One of the few audible books that I've listened to several times. I highly recommend this book.
Great work in demystifying people's success with great examples and done so without being overly scienttific. Good for anyone who tryuly wants to improve at anything.
It was good in that it provided food for thought, but I was a little dissapointed at how often Harvard and other prominent business schools were referenced as points of esteem. Also thought it bogged down a little and could have been half as long with the same substance.
Good historical writing about backgrounds and development of talent in different individuals.
Worth the read, but a little long for the premise.
That about sums it up. Intentional practice can get anyone from no talent to excellent, over, and over.
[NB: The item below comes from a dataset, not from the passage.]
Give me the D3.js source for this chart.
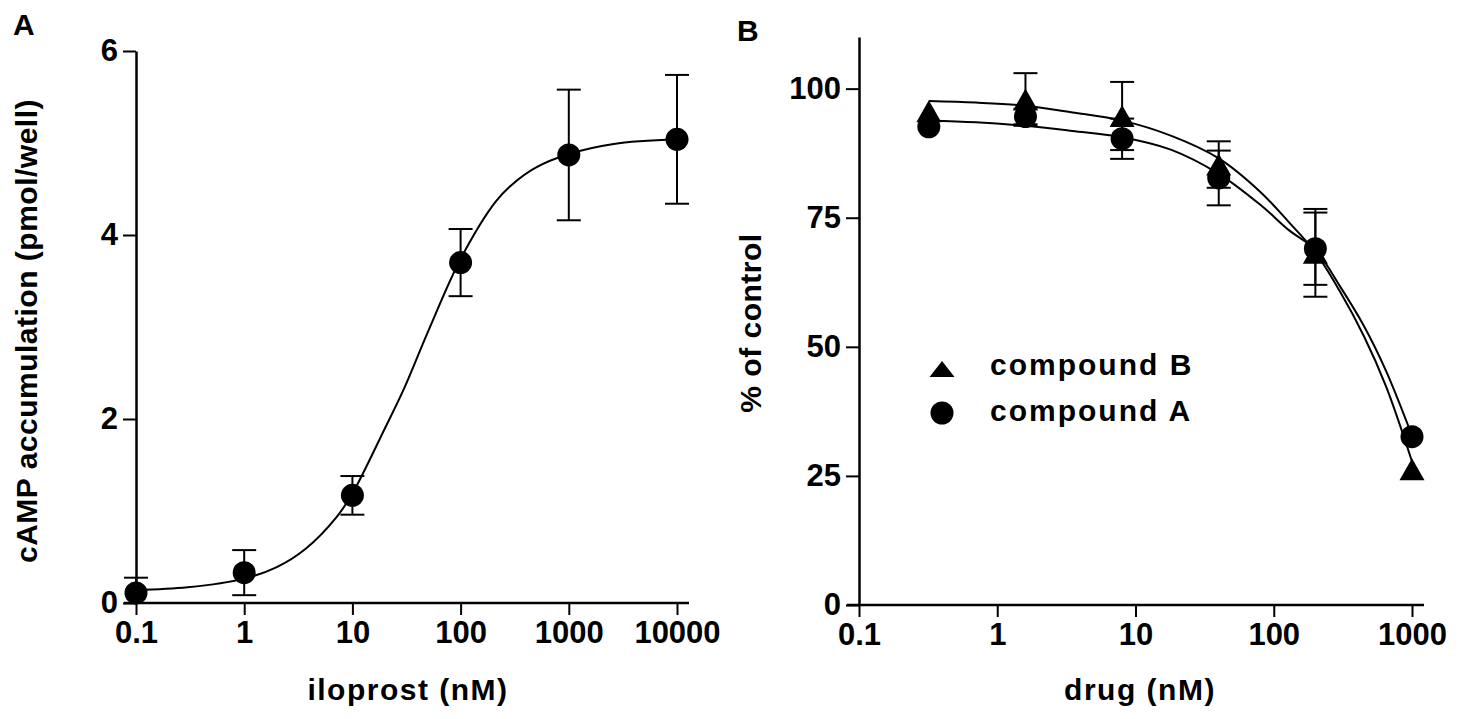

Besides repeating the main idea over and over, the author included examples of remotely talented individuals who intentionally practiced, and over time became celebrated success stories.
This book provides information that is instantly transferable to practice as a person, as a unit head, and a parent. Debunking the myth of talent is always helpful. It is the concept and examples of disciplined practice that were extremely useful. In simple terms, it points out that great performance comes from taking on the difficult tasks with purpose and focus. Much harder to do than one imagines.
I would listen to it again to deepen the concepts I took.
David Drummond brings an excellent performance, and keeps you interested in the subject. I believe reading this book myself would take longer time and I might get bored.David reading was very convincing that many times I my mind wander to think that the writer is the one reading it.
Knowing absolutely that great achievements is in our hands.It is also shocking to know the great responsibility that we parents had toward the future of our children.
Some ideas are repetitive... you get the whole point of the book before the middle of it, and many of the surprises stop there. Yet is nice listening to different stories of talented people and the hopes it trigger. The narrator keeps a lovely company and succeed to make you listen to the very end.
Really good and uplifting book and makes great points about training, and practice. It shows that the difference between the norm and great are really perseverance and working on your faults.
Like many others, I thought some people were either 'born with it' or weren't. Talent is overrated really splashes cold water on this assumption, and through research in various fields has managed to demonstrate that what really makes a man reach the pinnacle of their profession, is 10,000 hours of deliberate practice.
The definition of deliberate practice is defined quite rigorously and emphasizes the fact that what seems to be a gift that some people have for excellence in a given field is quite usually the result of hours, years and difficult sessions of very deliberate practice.
The practical applications found in this book, are that if a guys starts young enough, or exerts enough single-minded effort towards his goal, there really is no reason, if given the opportunity to practice for 10,000 hours, a person can rise to the very top of his given field.
Excellence is not something someone is born with, it is earned through the rigor of focused, intentional hard work.
I didn't find this title to be all that intriguing but it was a decent story. I did not have a huge amount of amazing take-away items, but there were enough to make it feel as if I hadn't wasted my time.